▶ Your task
Set all the material down again unchanged, without the pictures.

-.-.-

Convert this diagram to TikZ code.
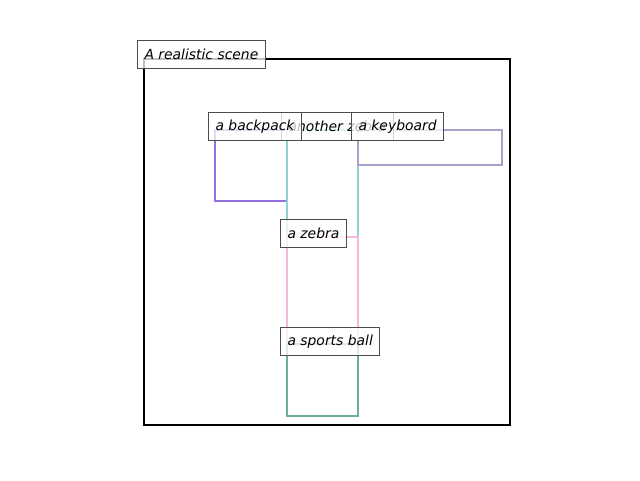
\documentclass[tikz,border=0pt]{standalone}
\usepackage{fontspec}
\setmainfont{DejaVu Sans}
\begin{document}
\begin{tikzpicture}[x=1pt,y=-1pt,
  lbl/.style={draw=black!70, line width=1pt, fill=white, fill opacity=0.75, text opacity=1,
    anchor=north west, inner xsep=7pt, inner ysep=0pt, minimum height=28pt,
    font=\fontsize{13.9pt}{16pt}\selectfont\itshape},
  obox/.style={line width=2.8pt}]
\useasboundingbox (0,0) rectangle (640,480);
\definecolor{cpurple}{HTML}{9370DB}
\definecolor{cteal}{HTML}{93D0D0}
\definecolor{ckey}{HTML}{A8A0CC}
\definecolor{cpink}{HTML}{F4B8DC}
\definecolor{cgreen}{HTML}{70AE9C}
% boxes
\draw[line width=2.2pt, black] (144,59) rectangle (510,425);
\draw[obox, cpurple] (215,130) rectangle (287,201);
\draw[obox, cteal] (287,130) rectangle (358,237);
\draw[obox, ckey] (358,130) rectangle (502,165);
\draw[obox, cpink] (287,237) rectangle (358,344);
\draw[obox, cgreen] (287,344) rectangle (358,416);
% labels
\node[lbl] (scene) at (137,40) {A realistic scene};
\node[lbl] (zebra2) at (281,112) {another zebra};
\node[lbl] (backpack) at (208,112) {a backpack};
\node[lbl] (keyboard) at (351,112) {a keyboard};
\node[lbl] (zebra) at (280,219) {a zebra};
\node[lbl] (ball) at (280,327) {a sports ball};
\end{tikzpicture}
\end{document}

-.-.-

▶ Exercise answer
Convert this diagram to TikZ code.
\documentclass[tikz,border=0pt]{standalone}
\usepackage{fontspec}
\setmainfont{DejaVu Sans}
\begin{document}
\begin{tikzpicture}[x=1pt,y=-1pt,
  lbl/.style={draw=black!70, line width=1pt, fill=white, fill opacity=0.75, text opacity=1,
    anchor=north west, inner xsep=7pt, inner ysep=0pt, minimum height=28pt,
    font=\fontsize{13.9pt}{16pt}\selectfont\itshape},
  obox/.style={line width=2.8pt}]
\useasboundingbox (0,0) rectangle (640,480);
\definecolor{cpurple}{HTML}{9370DB}
\definecolor{cteal}{HTML}{93D0D0}
\definecolor{ckey}{HTML}{A8A0CC}
\definecolor{cpink}{HTML}{F4B8DC}
\definecolor{cgreen}{HTML}{70AE9C}
% boxes
\draw[line width=2.2pt, black] (144,59) rectangle (510,425);
\draw[obox, cpurple] (215,130) rectangle (287,201);
\draw[obox, cteal] (287,130) rectangle (358,237);
\draw[obox, ckey] (358,130) rectangle (502,165);
\draw[obox, cpink] (287,237) rectangle (358,344);
\draw[obox, cgreen] (287,344) rectangle (358,416);
% labels
\node[lbl] (scene) at (137,40) {A realistic scene};
\node[lbl] (zebra2) at (281,112) {another zebra};
\node[lbl] (backpack) at (208,112) {a backpack};
\node[lbl] (keyboard) at (351,112) {a keyboard};
\node[lbl] (zebra) at (280,219) {a zebra};
\node[lbl] (ball) at (280,327) {a sports ball};
\end{tikzpicture}
\end{document}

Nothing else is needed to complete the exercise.